§ Do this
Without including any pictures, write out the listing below exactly.

§ Raw data
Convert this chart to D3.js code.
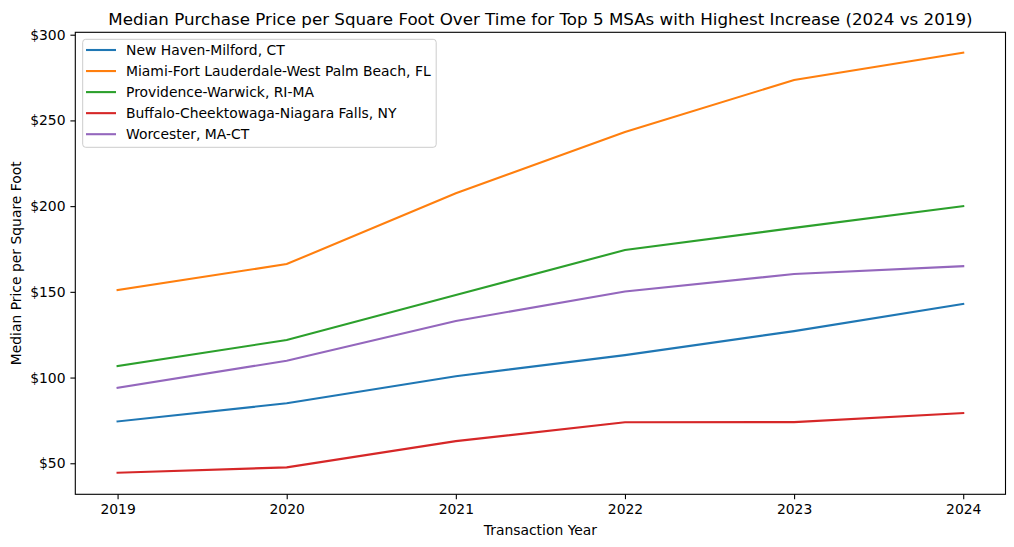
<!DOCTYPE html>
<html><head><meta charset="utf-8">
<script src="https://cdn.jsdelivr.net/npm/d3@7"></script>
<style>body{margin:0;background:#fff;} text{font-family:"DejaVu Sans",sans-serif;}</style>
</head><body>
<svg id="c" width="1014" height="547"></svg>
<script>
const years = [2019, 2020, 2021, 2022, 2023, 2024];
const seriesNames = ["New Haven-Milford, CT","Miami-Fort Lauderdale-West Palm Beach, FL","Providence-Warwick, RI-MA","Buffalo-Cheektowaga-Niagara Falls, NY","Worcester, MA-CT"];
const newHaven = [74.4, 85.0, 100.8, 113.1, 127.1, 143.0];
const miami = [151.0, 166.2, 207.5, 243.2, 273.6, 289.5];
const providence = [106.7, 121.9, 148.1, 174.4, 187.3, 200.0];
const buffalo = [44.5, 47.6, 62.9, 73.9, 74.0, 79.3];
const worcester = [94.0, 109.8, 133.0, 150.2, 160.4, 165.0];
const yTicks = [50, 100, 150, 200, 250, 300];
const colors = ["#1f77b4","#ff7f0e","#2ca02c","#d62728","#9467bd"];
const allSeries = [newHaven, miami, providence, buffalo, worcester];

const svg = d3.select("#c");
const L = 75.3, R = 1005.5, T = 32.3, B = 494.3;
const FS = "13.9px";
const x = d3.scaleLinear().domain([2018.75, 2024.25]).range([L, R]);
const y = d3.scaleLinear().domain([31.9, 301.4]).range([B, T]);

const xAxis = svg.append("g").attr("transform", `translate(0,${B})`)
  .call(d3.axisBottom(x).tickValues(years).tickFormat(d3.format("d")).tickSizeOuter(0).tickSize(4.9).tickPadding(4.9));
const yAxis = svg.append("g").attr("transform", `translate(${L},0)`)
  .call(d3.axisLeft(y).tickValues(yTicks).tickFormat(d => "$" + d).tickSizeOuter(0).tickSize(4.9).tickPadding(4.9));
[xAxis, yAxis].forEach(a => {
  a.select(".domain").remove();
  a.selectAll("text").attr("font-size", FS).attr("fill", "#000").style("font-family", "DejaVu Sans");
  a.selectAll("line").attr("stroke", "#000").attr("stroke-width", 1.1);
});

const line = d3.line().x((d, i) => x(years[i])).y(d => y(d));
allSeries.forEach((s, k) => {
  svg.append("path").datum(s).attr("d", line).attr("fill", "none")
    .attr("stroke", colors[k]).attr("stroke-width", 2.1).attr("stroke-linecap", "square");
});

svg.append("rect").attr("x", L).attr("y", T).attr("width", R - L).attr("height", B - T)
  .attr("fill", "none").attr("stroke", "#000").attr("stroke-width", 1.1);

svg.append("text").attr("x", (L + R) / 2).attr("y", 25).attr("text-anchor", "middle")
  .attr("font-size", "16.7px").text("Median Purchase Price per Square Foot Over Time for Top 5 MSAs with Highest Increase (2024 vs 2019)");
svg.append("text").attr("x", (L + R) / 2).attr("y", 535).attr("text-anchor", "middle")
  .attr("font-size", FS).text("Transaction Year");
svg.append("text").attr("transform", `translate(21,${(T + B) / 2}) rotate(-90)`).attr("text-anchor", "middle")
  .attr("font-size", FS).text("Median Price per Square Foot");

const lg = svg.append("g");
lg.append("rect").attr("x", 82.7).attr("y", 39.3).attr("width", 353.5).attr("height", 108).attr("rx", 3)
  .attr("fill", "#fff").attr("fill-opacity", 0.8).attr("stroke", "#ccc").attr("stroke-width", 1);
seriesNames.forEach((n, k) => {
  const yy = 50 + k * 21.05;
  lg.append("line").attr("x1", 86).attr("x2", 116).attr("y1", yy).attr("y2", yy)
    .attr("stroke", colors[k]).attr("stroke-width", 2.1);
  lg.append("text").attr("x", 126).attr("y", yy + 5).attr("font-size", FS).text(n);
});
</script>
</body></html>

§ Reply to the task
Convert this chart to D3.js code.
<!DOCTYPE html>
<html><head><meta charset="utf-8">
<script src="https://cdn.jsdelivr.net/npm/d3@7"></script>
<style>body{margin:0;background:#fff;} text{font-family:"DejaVu Sans",sans-serif;}</style>
</head><body>
<svg id="c" width="1014" height="547"></svg>
<script>
const years = [2019, 2020, 2021, 2022, 2023, 2024];
const seriesNames = ["New Haven-Milford, CT","Miami-Fort Lauderdale-West Palm Beach, FL","Providence-Warwick, RI-MA","Buffalo-Cheektowaga-Niagara Falls, NY","Worcester, MA-CT"];
const newHaven = [74.4, 85.0, 100.8, 113.1, 127.1, 143.0];
const miami = [151.0, 166.2, 207.5, 243.2, 273.6, 289.5];
const providence = [106.7, 121.9, 148.1, 174.4, 187.3, 200.0];
const buffalo = [44.5, 47.6, 62.9, 73.9, 74.0, 79.3];
const worcester = [94.0, 109.8, 133.0, 150.2, 160.4, 165.0];
const yTicks = [50, 100, 150, 200, 250, 300];
const colors = ["#1f77b4","#ff7f0e","#2ca02c","#d62728","#9467bd"];
const allSeries = [newHaven, miami, providence, buffalo, worcester];

const svg = d3.select("#c");
const L = 75.3, R = 1005.5, T = 32.3, B = 494.3;
const FS = "13.9px";
const x = d3.scaleLinear().domain([2018.75, 2024.25]).range([L, R]);
const y = d3.scaleLinear().domain([31.9, 301.4]).range([B, T]);

const xAxis = svg.append("g").attr("transform", `translate(0,${B})`)
  .call(d3.axisBottom(x).tickValues(years).tickFormat(d3.format("d")).tickSizeOuter(0).tickSize(4.9).tickPadding(4.9));
const yAxis = svg.append("g").attr("transform", `translate(${L},0)`)
  .call(d3.axisLeft(y).tickValues(yTicks).tickFormat(d => "$" + d).tickSizeOuter(0).tickSize(4.9).tickPadding(4.9));
[xAxis, yAxis].forEach(a => {
  a.select(".domain").remove();
  a.selectAll("text").attr("font-size", FS).attr("fill", "#000").style("font-family", "DejaVu Sans");
  a.selectAll("line").attr("stroke", "#000").attr("stroke-width", 1.1);
});

const line = d3.line().x((d, i) => x(years[i])).y(d => y(d));
allSeries.forEach((s, k) => {
  svg.append("path").datum(s).attr("d", line).attr("fill", "none")
    .attr("stroke", colors[k]).attr("stroke-width", 2.1).attr("stroke-linecap", "square");
});

svg.append("rect").attr("x", L).attr("y", T).attr("width", R - L).attr("height", B - T)
  .attr("fill", "none").attr("stroke", "#000").attr("stroke-width", 1.1);

svg.append("text").attr("x", (L + R) / 2).attr("y", 25).attr("text-anchor", "middle")
  .attr("font-size", "16.7px").text("Median Purchase Price per Square Foot Over Time for Top 5 MSAs with Highest Increase (2024 vs 2019)");
svg.append("text").attr("x", (L + R) / 2).attr("y", 535).attr("text-anchor", "middle")
  .attr("font-size", FS).text("Transaction Year");
svg.append("text").attr("transform", `translate(21,${(T + B) / 2}) rotate(-90)`).attr("text-anchor", "middle")
  .attr("font-size", FS).text("Median Price per Square Foot");

const lg = svg.append("g");
lg.append("rect").attr("x", 82.7).attr("y", 39.3).attr("width", 353.5).attr("height", 108).attr("rx", 3)
  .attr("fill", "#fff").attr("fill-opacity", 0.8).attr("stroke", "#ccc").attr("stroke-width", 1);
seriesNames.forEach((n, k) => {
  const yy = 50 + k * 21.05;
  lg.append("line").attr("x1", 86).attr("x2", 116).attr("y1", yy).attr("y2", yy)
    .attr("stroke", colors[k]).attr("stroke-width", 2.1);
  lg.append("text").attr("x", 126).attr("y", yy + 5).attr("font-size", FS).text(n);
});
</script>
</body></html>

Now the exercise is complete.